Filed Date: 1/22/2014
Status: Precedential
Modified Date: 10/19/2024
On June 24, 2008, the injured plaintiff, Robert S. Austin, was engaged in a repaving project, operating a paving truck on a tree-lined road located in the Town of Southampton, when a piece of wood, apparently a piece of a tree branch, became embedded in his forehead. The injured plaintiff, and his wife suing derivatively, commenced this action against the Town and Longtree Pond Homeowners’ Association, Inc. (hereinafter Longtree), the owner of the land and trees located on both sides of the road, alleging that he had been injured by a low-hanging tree branch. The Town moved, and Longtree cross-moved, inter alia, for summary judgment dismissing the complaint insofar as asserted against each of them, arguing that they did not have notice of the allegedly dangerous condition.

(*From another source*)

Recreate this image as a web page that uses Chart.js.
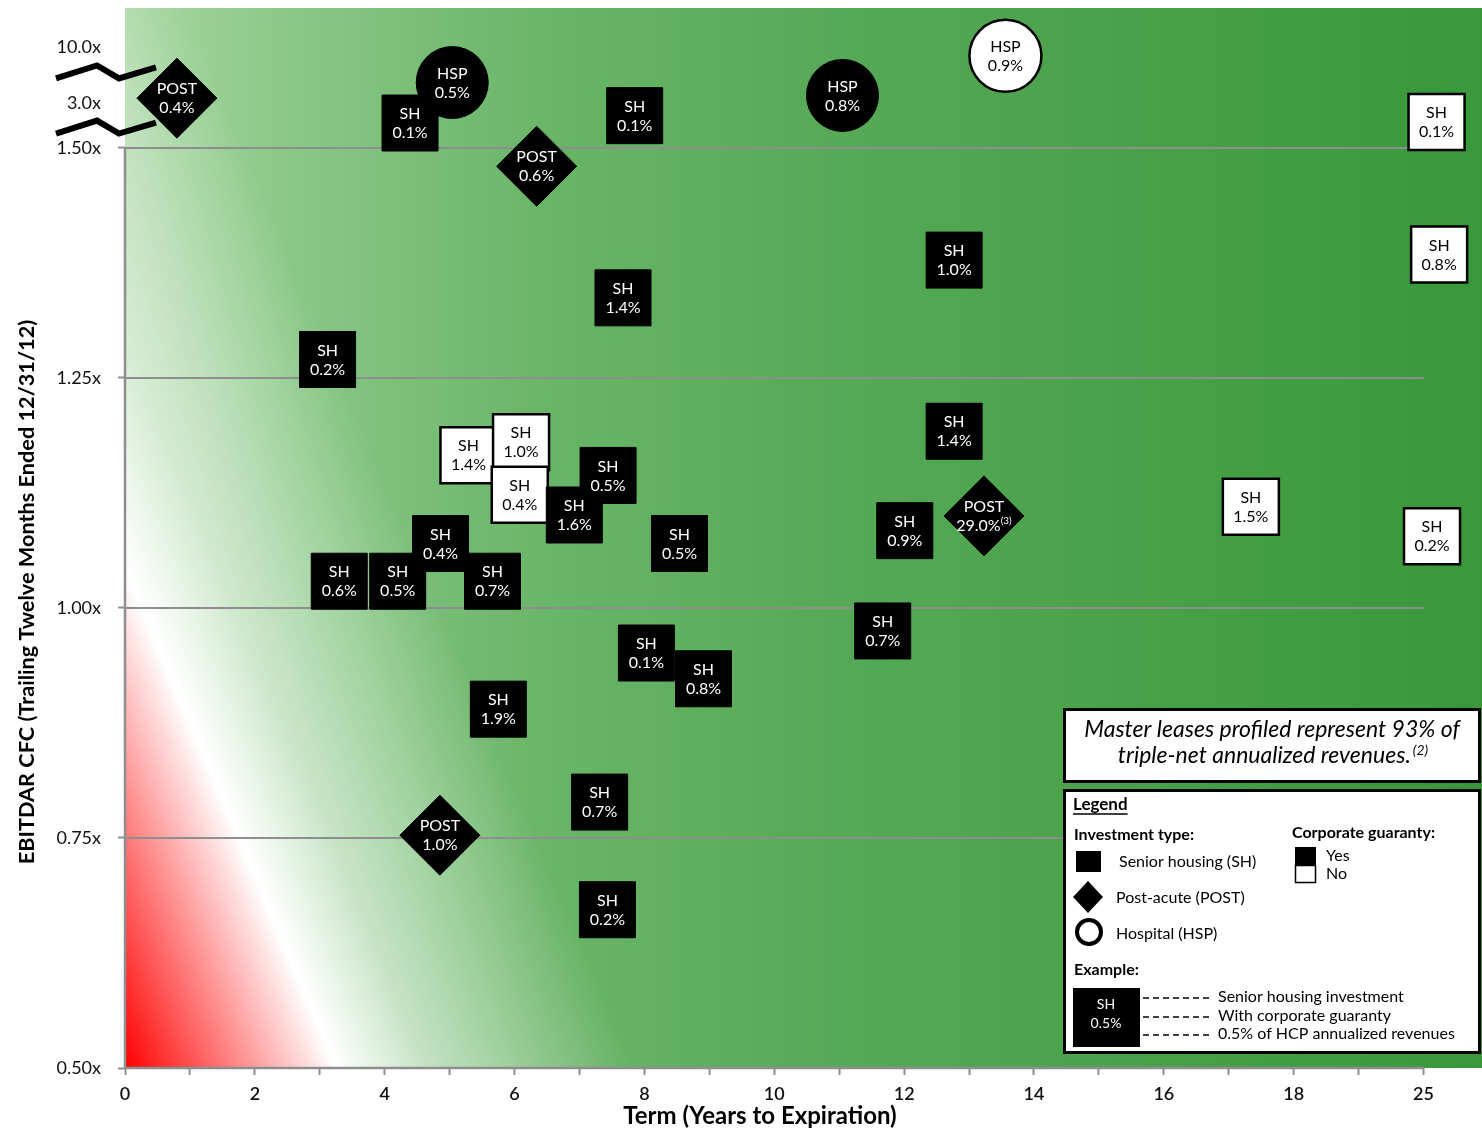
<!DOCTYPE html>
<html>
<head>
<meta charset="utf-8">
<title>Master lease coverage vs. term</title>
<script src="https://cdn.jsdelivr.net/npm/chart.js@4.4.1/dist/chart.umd.min.js"></script>
<style>
  html, body { margin: 0; padding: 0; background: #ffffff; }
  #wrap { width: 1482px; height: 1131px; }
</style>
</head>
<body>
<div id="wrap"><canvas id="chart" width="1482" height="1131"></canvas></div>
<script>
// ---- Lease data: one entry per master lease ----
const investmentType = ['POST','SH','HSP','SH','POST','HSP','HSP','SH','SH','SH','SH','SH','SH','SH','SH','SH','SH','SH','SH','SH','SH','SH','SH','SH','POST','SH','SH','SH','SH','SH','SH','SH','POST','SH'];
const termYears = [0.80,4.39,5.04,7.85,6.34,11.05,13.56,20.20,20.24,12.77,7.67,3.12,12.77,5.29,6.10,6.08,7.44,6.92,4.86,3.30,4.20,5.66,8.54,12.01,13.23,17.34,20.13,11.67,8.03,8.91,5.75,7.31,4.85,7.43];
const ebitdarCfc = [1.554,1.527,1.571,1.535,1.480,1.557,1.600,1.528,1.384,1.378,1.337,1.270,1.192,1.166,1.180,1.123,1.144,1.101,1.070,1.029,1.029,1.029,1.070,1.084,1.100,1.110,1.078,0.975,0.951,0.923,0.890,0.789,0.753,0.672];
const revenueShare = [0.4,0.1,0.5,0.1,0.6,0.8,0.9,0.1,0.8,1.0,1.4,0.2,1.4,1.4,1.0,0.4,0.5,1.6,0.4,0.6,0.5,0.7,0.5,0.9,29.0,1.5,0.2,0.7,0.1,0.8,1.9,0.7,1.0,0.2];
const corporateGuaranty = [true,true,true,true,true,true,false,false,false,true,true,true,true,false,false,false,true,true,true,true,true,true,true,true,true,false,false,true,true,true,true,true,true,true];
const footnoteRef = ['','','','','','','','','','','','','','','','','','','','','','','','','(3)','','','','','','','','',''];

// ---- Axis ticks ----
const xTickValues = [0,1,2,3,4,5,6,7,8,9,10,11,12,13,14,15,16,17,18,19,20];
const xTickLabels = ['0','','2','','4','','6','','8','','10','','12','','14','','16','','18','','25'];
const yTickValues = [0.5,0.75,1.0,1.25,1.5,1.549,1.609];
const yTickLabels = ['0.50x','0.75x','1.00x','1.25x','1.50x','3.0x','10.0x'];
const gridValues = [0.75,1.0,1.25,1.5];

const FONT = 'Lato, "Open Sans", "DejaVu Sans", sans-serif';
const AXIS_GREY = '#8e8e8e';

const shapeFor = { SH: 'rect', POST: 'rectRot', HSP: 'circle' };
const radiusFor = { SH: 39.6, POST: 40, HSP: 36 };

const points = termYears.map((t, i) => ({ x: t, y: ebitdarCfc[i] }));

// Background: green field darkening to the right, red-to-white wash from the origin corner
const backdrop = {
  id: 'backdrop',
  beforeDraw(chart) {
    const { ctx, chartArea: a } = chart;
    ctx.save();
    const g = ctx.createLinearGradient(a.left, 0, a.right, 0);
    g.addColorStop(0.00, 'rgb(168,214,162)');
    g.addColorStop(0.13, 'rgb(136,199,133)');
    g.addColorStop(0.31, 'rgb(106,181,104)');
    g.addColorStop(0.53, 'rgb(86,169,86)');
    g.addColorStop(0.75, 'rgb(72,161,72)');
    g.addColorStop(1.00, 'rgb(56,152,58)');
    ctx.fillStyle = g;
    ctx.fillRect(a.left, a.top, a.right - a.left, a.bottom - a.top);

    const nx = 0.92, ny = -0.39, L = 470;
    const w = ctx.createLinearGradient(a.left, a.bottom, a.left + nx * L, a.bottom + ny * L);
    w.addColorStop(0, 'rgba(255,0,0,1)');
    w.addColorStop(195 / L, 'rgba(255,255,255,1)');
    w.addColorStop(280 / L, 'rgba(255,255,255,0.55)');
    w.addColorStop(365 / L, 'rgba(255,255,255,0.3)');
    w.addColorStop(1, 'rgba(255,255,255,0)');
    ctx.fillStyle = w;
    ctx.fillRect(a.left, a.top, a.right - a.left, a.bottom - a.top);
    ctx.restore();
  }
};

// Gridlines, axis lines and the axis-break marks
const frame = {
  id: 'frame',
  beforeDatasetsDraw(chart) {
    const { ctx, scales: { x, y } } = chart;
    const x0 = x.getPixelForValue(0), x1 = x.getPixelForValue(20);
    ctx.save();
    ctx.strokeStyle = AXIS_GREY;
    ctx.lineWidth = 2;
    gridValues.forEach(v => {
      const py = Math.round(y.getPixelForValue(v));
      ctx.beginPath(); ctx.moveTo(x0, py); ctx.lineTo(x1, py); ctx.stroke();
    });
    ctx.lineWidth = 2.5;
    ctx.beginPath();
    ctx.moveTo(x0, y.getPixelForValue(1.5));
    ctx.lineTo(x0, y.getPixelForValue(0.5));
    ctx.lineTo(x1, y.getPixelForValue(0.5));
    ctx.stroke();

    // axis break zigzags
    ctx.strokeStyle = '#000';
    ctx.lineWidth = 6;
    ctx.lineJoin = 'miter';
    [1.582, 1.522].forEach(v => {
      const cy = y.getPixelForValue(v);
      ctx.beginPath();
      ctx.moveTo(56, cy + 6);
      ctx.lineTo(97, cy - 7);
      ctx.lineTo(119, cy + 6);
      ctx.lineTo(156, cy - 5);
      ctx.stroke();
    });
    ctx.restore();
  }
};

// Two-line labels inside each marker
const markerLabels = {
  id: 'markerLabels',
  afterDatasetsDraw(chart) {
    const { ctx } = chart;
    const meta = chart.getDatasetMeta(0);
    ctx.save();
    ctx.textBaseline = 'middle';
    meta.data.forEach((el, i) => {
      ctx.fillStyle = corporateGuaranty[i] ? '#ffffff' : '#000000';
      ctx.textAlign = 'center';
      ctx.font = '16px ' + FONT;
      ctx.fillText(investmentType[i], el.x, el.y - 9);
      const pct = revenueShare[i].toFixed(1) + '%';
      const note = footnoteRef[i];
      if (!note) {
        ctx.fillText(pct, el.x, el.y + 10);
      } else {
        const wMain = ctx.measureText(pct).width;
        ctx.font = '10px ' + FONT;
        const wNote = ctx.measureText(note).width;
        const start = el.x - (wMain + wNote) / 2;
        ctx.textAlign = 'left';
        ctx.font = '16px ' + FONT;
        ctx.fillText(pct, start, el.y + 10);
        ctx.font = '10px ' + FONT;
        ctx.fillText(note, start + wMain, el.y + 5);
      }
    });
    ctx.restore();
  }
};

// Axis titles, note box and legend panel
const panels = {
  id: 'panels',
  afterDraw(chart) {
    const { ctx } = chart;
    ctx.save();
    ctx.fillStyle = '#000';
    ctx.textBaseline = 'middle';

    // axis titles
    ctx.textAlign = 'center';
    ctx.font = 'bold 24px ' + FONT;
    ctx.fillText('Term (Years to Expiration)', 760, 1116);
    ctx.save();
    ctx.translate(27, 592);
    ctx.rotate(-Math.PI / 2);
    ctx.font = 'bold 21.7px ' + FONT;
    ctx.fillText('EBITDAR CFC (Trailing Twelve Months Ended 12/31/12)', 0, 0);
    ctx.restore();

    // note box
    ctx.fillStyle = '#fff';
    ctx.fillRect(1064, 709, 416, 73);
    ctx.strokeStyle = '#000';
    ctx.lineWidth = 3;
    ctx.strokeRect(1064.5, 709.5, 415, 72);
    ctx.fillStyle = '#000';
    ctx.font = 'italic 23px ' + FONT;
    ctx.textAlign = 'center';
    ctx.fillText('Master leases profiled represent 93% of', 1272, 730);
    const line2 = 'triple-net annualized revenues.';
    const w2 = ctx.measureText(line2).width;
    ctx.font = 'italic 14px ' + FONT;
    const wSup = ctx.measureText('(2)').width;
    const s2 = 1272 - (w2 + wSup) / 2;
    ctx.textAlign = 'left';
    ctx.font = 'italic 23px ' + FONT;
    ctx.fillText(line2, s2, 756);
    ctx.font = 'italic 14px ' + FONT;
    ctx.fillText('(2)', s2 + w2 + 2, 750);

    // legend box
    ctx.fillStyle = '#fff';
    ctx.fillRect(1064, 790, 416, 263);
    ctx.lineWidth = 3;
    ctx.strokeRect(1064.5, 790.5, 415, 262);
    ctx.fillStyle = '#000';
    ctx.textAlign = 'left';
    ctx.font = 'bold 17px ' + FONT;
    ctx.fillText('Legend', 1073, 805);
    const lw = ctx.measureText('Legend').width;
    ctx.lineWidth = 1.5;
    ctx.beginPath(); ctx.moveTo(1073, 814); ctx.lineTo(1073 + lw, 814); ctx.stroke();

    ctx.font = 'bold 16px ' + FONT;
    ctx.fillText('Investment type:', 1074, 835);
    ctx.fillText('Corporate guaranty:', 1292, 833);

    // shape keys
    ctx.fillRect(1076, 851, 25, 21);
    ctx.beginPath();
    ctx.moveTo(1088, 881); ctx.lineTo(1103, 897); ctx.lineTo(1088, 913); ctx.lineTo(1073, 897);
    ctx.closePath(); ctx.fill();
    ctx.lineWidth = 4;
    ctx.beginPath(); ctx.arc(1089, 932, 12, 0, Math.PI * 2); ctx.stroke();

    ctx.font = '16px ' + FONT;
    ctx.fillText('Senior housing (SH)', 1119, 862);
    ctx.fillText('Post-acute (POST)', 1116, 898);
    ctx.fillText('Hospital (HSP)', 1116, 934);

    // guaranty keys
    ctx.fillRect(1295, 847, 21, 18);
    ctx.lineWidth = 1.5;
    ctx.strokeRect(1295.5, 865.5, 20, 17);
    ctx.fillText('Yes', 1326, 856);
    ctx.fillText('No', 1326, 874);

    // example
    ctx.font = 'bold 16px ' + FONT;
    ctx.fillText('Example:', 1074, 970);
    ctx.fillRect(1073, 988, 67, 59);
    ctx.fillStyle = '#fff';
    ctx.textAlign = 'center';
    ctx.font = '14px ' + FONT;
    ctx.fillText('SH', 1106, 1004);
    ctx.fillText('0.5%', 1106, 1023);
    ctx.fillStyle = '#000';
    ctx.textAlign = 'left';
    ctx.lineWidth = 1.5;
    ctx.setLineDash([6, 4]);
    [998, 1017, 1035].forEach(py => {
      ctx.beginPath(); ctx.moveTo(1143, py); ctx.lineTo(1212, py); ctx.stroke();
    });
    ctx.setLineDash([]);
    ctx.font = '16px ' + FONT;
    ctx.fillText('Senior housing investment', 1218, 997);
    ctx.fillText('With corporate guaranty', 1218, 1016);
    ctx.fillText('0.5% of HCP annualized revenues', 1218, 1034);
    ctx.restore();
  }
};

new Chart(document.getElementById('chart'), {
  type: 'scatter',
  data: {
    datasets: [{
      data: points,
      pointStyle: ctx => shapeFor[investmentType[ctx.dataIndex]],
      pointRadius: ctx => radiusFor[investmentType[ctx.dataIndex]],
      pointHoverRadius: ctx => radiusFor[investmentType[ctx.dataIndex]],
      pointBackgroundColor: ctx => corporateGuaranty[ctx.dataIndex] ? '#000000' : '#ffffff',
      pointBorderColor: '#000000',
      pointBorderWidth: ctx => corporateGuaranty[ctx.dataIndex] ? 1 : 2.5,
      clip: false
    }]
  },
  options: {
    responsive: false,
    animation: false,
    events: [],
    layout: { autoPadding: false, padding: { top: 8, left: 0, right: 0, bottom: 0 } },
    plugins: { legend: { display: false }, tooltip: { enabled: false } },
    scales: {
      x: {
        type: 'linear',
        min: 0,
        max: 20.9,
        afterBuildTicks: s => { s.ticks = xTickValues.map(v => ({ value: v })); },
        afterFit: s => { s.height = 63; s.paddingLeft = 0; s.paddingRight = 0; },
        border: { display: false },
        grid: { drawOnChartArea: false, drawTicks: true, tickLength: 7, tickColor: AXIS_GREY, tickWidth: 2 },
        ticks: {
          autoSkip: false, maxRotation: 0, padding: 8, color: '#111',
          font: { family: FONT, size: 18, weight: '600' },
          callback: (v, i) => xTickLabels[i]
        }
      },
      y: {
        type: 'linear',
        min: 0.5,
        max: 1.652,
        afterBuildTicks: s => { s.ticks = yTickValues.map(v => ({ value: v })); },
        afterFit: s => { s.width = 125; s.paddingTop = 0; s.paddingBottom = 0; },
        border: { display: false },
        grid: {
          drawOnChartArea: false, drawTicks: true, tickLength: 7, tickWidth: 2,
          tickColor: c => (c.tick && c.tick.value > 1.5) ? 'rgba(0,0,0,0)' : AXIS_GREY
        },
        ticks: {
          autoSkip: false, padding: 17, color: '#111',
          font: { family: FONT, size: 18 },
          callback: (v, i) => yTickLabels[i]
        }
      }
    }
  },
  plugins: [backdrop, frame, markerLabels, panels]
});
</script>
</body>
</html>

The Supreme Court granted those branches of the motion and cross motion, and the plaintiffs appeal.
A landowner has a duty to maintain his or her property in a reasonably safe condition under the existing circumstances, and may be liable in tort if the plaintiff can establish that the landowner either affirmatively created or had actual or constructive notice of a hazardous condition (see Basso v Miller, 40 NY2d 233, 241 [1976]; Berkowitz v Long Is. Water Corp., 70 AD3d 991, 992 [2010]; Kimen v False Alarm, Ltd., 69 AD3d 579 [2010]; Williams v Long Is. R.R., 29 AD3d 900 [2006]). Here, Longtree established that it had no actual or constructive notice that the condition of its trees along the subject roadway would pose any danger to occupants of trucks engaged in roadway paving operations. In opposition to Longtree’s prima facie showing, the plaintiffs failed to raise a triable issue of fact. Accordingly, the Supreme Court properly granted that branch of Longtree’s cross motion which was for summary judgment dismissing the complaint insofar as asserted against it.